If you are the trustee of your loved one’s estate, and you come across a gun which you believe to be unregistered, there is no need to panic. The first thing to do is ensure the gun is not loaded and it is placed in a locked, secure location within your possession and control.
Once the gun is safely locked and secured, you can obtain a form from the California Attorney General’s website (www.ag.ca.gov/firearms/forms) called an “Operation of Law or Intra-Familial Handgun Transaction Report.” Once you have completed the form and submitted it to the Department of Justice at the address provided, the gun will be properly registered to you as trustee of your loved one’s estate, which should take approximately 4 to 6 weeks.
What if, once you have registered the gun, your cousin who lives across the country wants it? No problem. After you have given the proper notice to all people entitled to inherit, presuming no one objects to your cousin receiving the gun, you can contact any local Federal Firearms Licensee (“FFL” – a fancy name for a gun dealer) and explain that you would like the gun sent to an FFL in the state in which your cousin lives. (Your cousin should provide contact information as to the designated FFL to which he/she wishes the gun to be sent). Your local FFL will then send the gun to your cousin’s designated FFL for registration in his/her name.

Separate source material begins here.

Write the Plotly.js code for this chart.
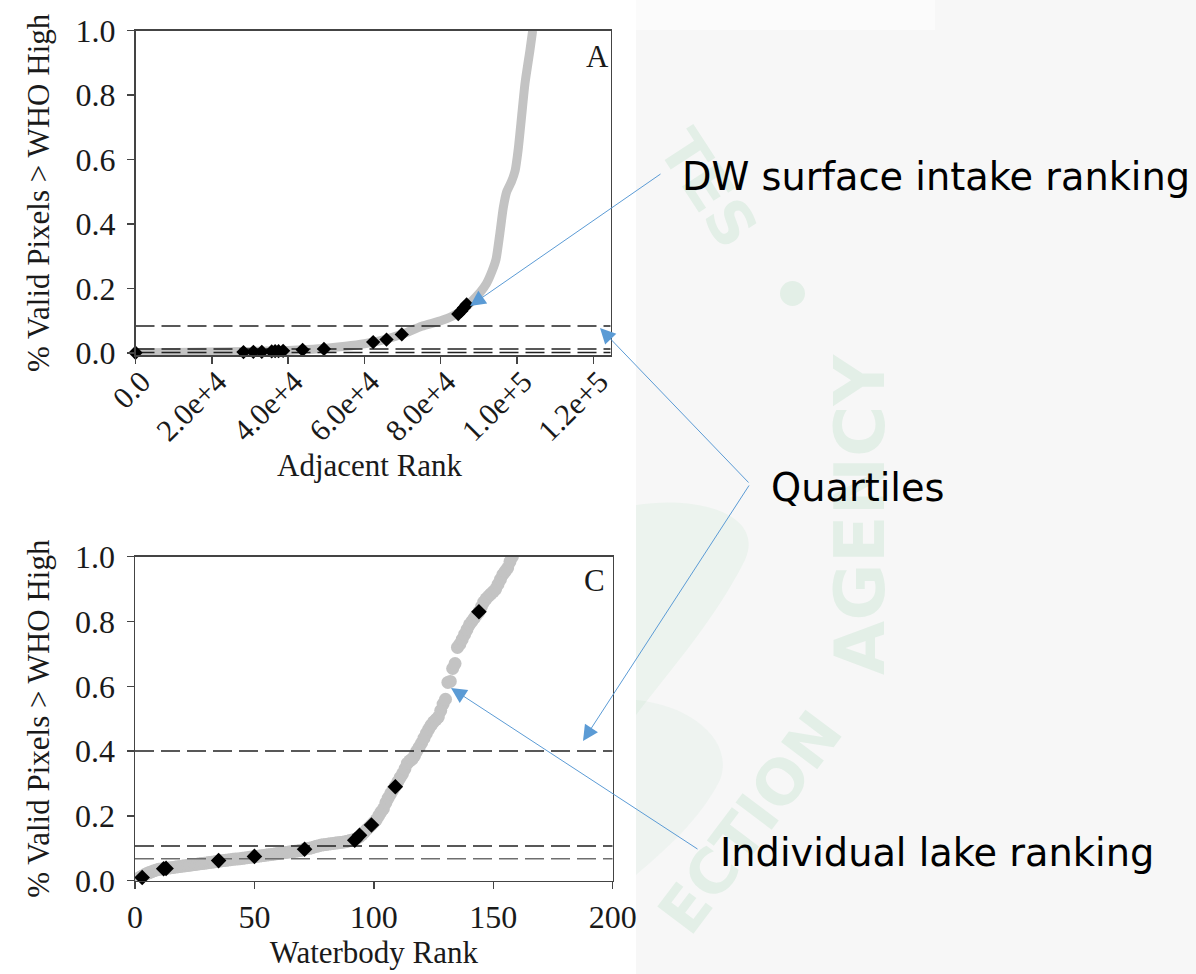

There will be a transfer fee associated with the transfer of the gun, so it would be prudent to contact several FFLs to confirm that you’re paying a reasonable fee.
Once your cousin’s designated FFL receives the gun, the FFL can assist your cousin to ensure that the gun is properly registered pursuant to his/her state’s registration requirements.
What if you ascertain, after the appropriate notice, that no one wants the gun? Easy. Save yourself some headache, not to mention paperwork, and simply surrender it to your local police or sheriff’s department, and be sure to request written confirmation that you have done so.